The new planting, in addition to resuming the colorful beauty of the forest, will by itself absorb the CO2 produced annually by about 20 cars.
Including the other areas that I saved from cutting, the CO2 subtracted is that produced annually by 180 cars. Re-employing those same lumberjacks who were about to tear everything down. This is a very small first step. Planting a tree may seem simple but it requires a series of studies and important planning with expert advice. To move forward I still have to find an adequate model of sustainability. In the meantime, know that by buying one of my hand-made prints right here in the same forest, you will help and encourage this endeavor.

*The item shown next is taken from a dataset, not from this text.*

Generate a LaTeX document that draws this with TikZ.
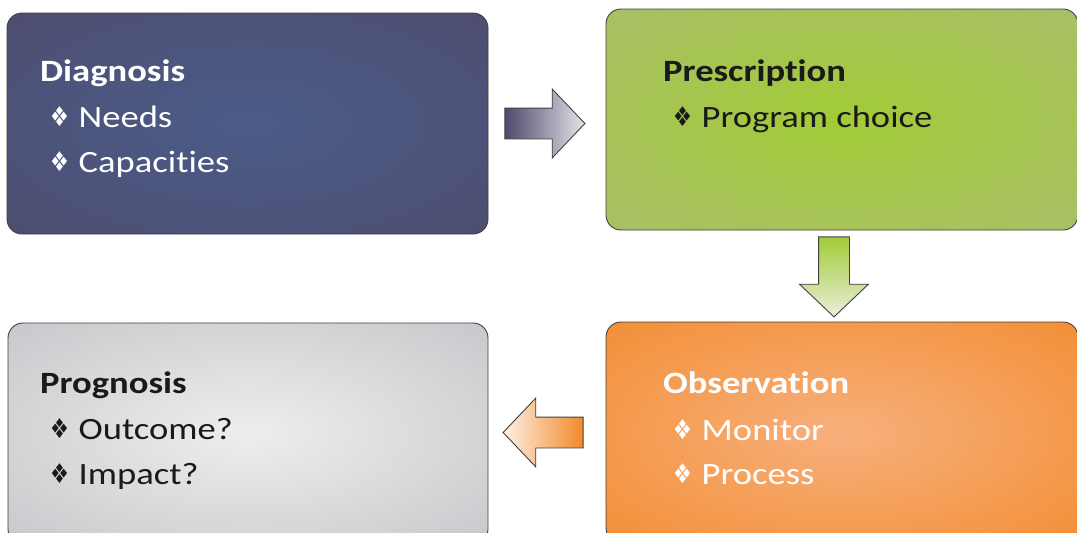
\documentclass[tikz,border=0pt]{standalone}
\usepackage{fontspec}
\setmainfont{Carlito}[FakeStretch=1.18, Ligatures=NoCommon]
\newfontfamily\bulletfont{DejaVu Sans}
\usetikzlibrary{shapes.arrows,calc}

\definecolor{diagin}{HTML}{4A5C88}
\definecolor{diagout}{HTML}{4F4A6B}
\definecolor{prescin}{HTML}{A2CB36}
\definecolor{prescout}{HTML}{ABBC74}
\definecolor{obsin}{HTML}{F7B07C}
\definecolor{obsout}{HTML}{F2892A}
\definecolor{progin}{HTML}{EEEEEE}
\definecolor{progout}{HTML}{BEBFC3}
\definecolor{boxline}{HTML}{404040}
\definecolor{darktext}{HTML}{1A1A1A}

\pgfdeclareradialshading{diagglow}{\pgfpoint{0bp}{0bp}}{color(0bp)=(diagin); color(44bp)=(diagout); color(100bp)=(diagout)}
\pgfdeclareradialshading{prescglow}{\pgfpoint{0bp}{0bp}}{color(0bp)=(prescin); color(44bp)=(prescout); color(100bp)=(prescout)}
\pgfdeclareradialshading{obsglow}{\pgfpoint{0bp}{0bp}}{color(0bp)=(obsin); color(42bp)=(obsout); color(100bp)=(obsout)}
\pgfdeclareradialshading{progglow}{\pgfpoint{0bp}{0bp}}{color(0bp)=(progin); color(44bp)=(progout); color(100bp)=(progout)}

\newcommand{\bul}{\makebox[28.5pt][l]{\raisebox{1pt}{\scalebox{1}[1.3]{\bulletfont\fontsize{21}{21}\selectfont ❖}}}}

\tikzset{
    box/.style={rounded corners=15pt, draw=boxline, line width=0.9pt, inner sep=0pt,
        minimum height=221pt},
    head/.style={anchor=base west, inner sep=0pt, font=\fontsize{31}{36}\selectfont\bfseries},
    item/.style={anchor=base west, inner sep=0pt, font=\fontsize{31}{36}\selectfont},
    blockarrow/.style={single arrow, draw=boxline, line width=0.9pt, inner sep=15pt,
        minimum height=80pt, single arrow head extend=19pt,
        single arrow tip angle=93, anchor=tail}
}

\begin{document}
\begin{tikzpicture}[x=1pt, y=-1pt]
        \useasboundingbox (0,0) rectangle (1077,533);
        \clip (0,0) rectangle (1077,533);
        \fill[white] (0,0) rectangle (1077,533);
        % boxes
        \node[box, shading=diagglow, minimum width=481pt] (diag) at (247.5,123.5) {};
        \node[box, shading=prescglow, minimum width=472pt] (presc) at (842,119.5) {};
        \node[box, shading=obsglow, minimum width=472pt] (obs) at (842,432.5) {};
        \node[box, shading=progglow, minimum width=480pt] (prog) at (248,433.5) {};

        % arrows between boxes
        \node[blockarrow, left color=diagout, right color=diagout!15!white] (diag2presc)
            at ($(diag.east)+(16,0)$) {};
        \node[blockarrow, shape border rotate=270, top color=prescin, bottom color=prescout!25!white] (presc2obs)
            at ($(presc.south)+(-8,6)$) {};
        \node[blockarrow, shape border rotate=180, right color=obsout, left color=obsout!12!white] (obs2prog)
            at ($(obs.west)+(-22,0)$) {};

        % Labels
        \node[head, white] (diaghead) at (40,81) {Diagnosis};
        \node[item, white] (needs) at (50,127) {\bul Needs};
        \node[item, white] (capac) at (50,172) {\bul Capacities};

        \node[head, darktext] (preschead) at (663,81) {Prescription};
        \node[item, darktext] (choice) at (673,127) {\bul Program choice};

        \node[head, white] (obshead) at (663,393) {Observation};
        \node[item, white] (monitor) at (673,440) {\bul Monitor};
        \node[item, white] (process) at (673,484) {\bul Process};

        \node[head, darktext] (proghead) at (40,393) {Prognosis};
        \node[item, darktext] (outcome) at (50,439) {\bul Outcome?};
        \node[item, darktext] (impact) at (50,484) {\bul Impact?};
    \end{tikzpicture}
\end{document}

In short, I will not feel alone.
The Forest has an articulated history and in salient points like this it is the result of the abandonment of the fields once cultivated. Many terracing walls and an abandoned road network are still visible. In a world where entire forests are cutted to gain fields, the opposite has happened here, the forest has engulfed fields and villages. To such an extent that the zones of the regulatory plan that identify these new areas, reassigns some of them from arable land to woodland. Somehow even the bureaucracy recognizes the conquest of nature over the work of man.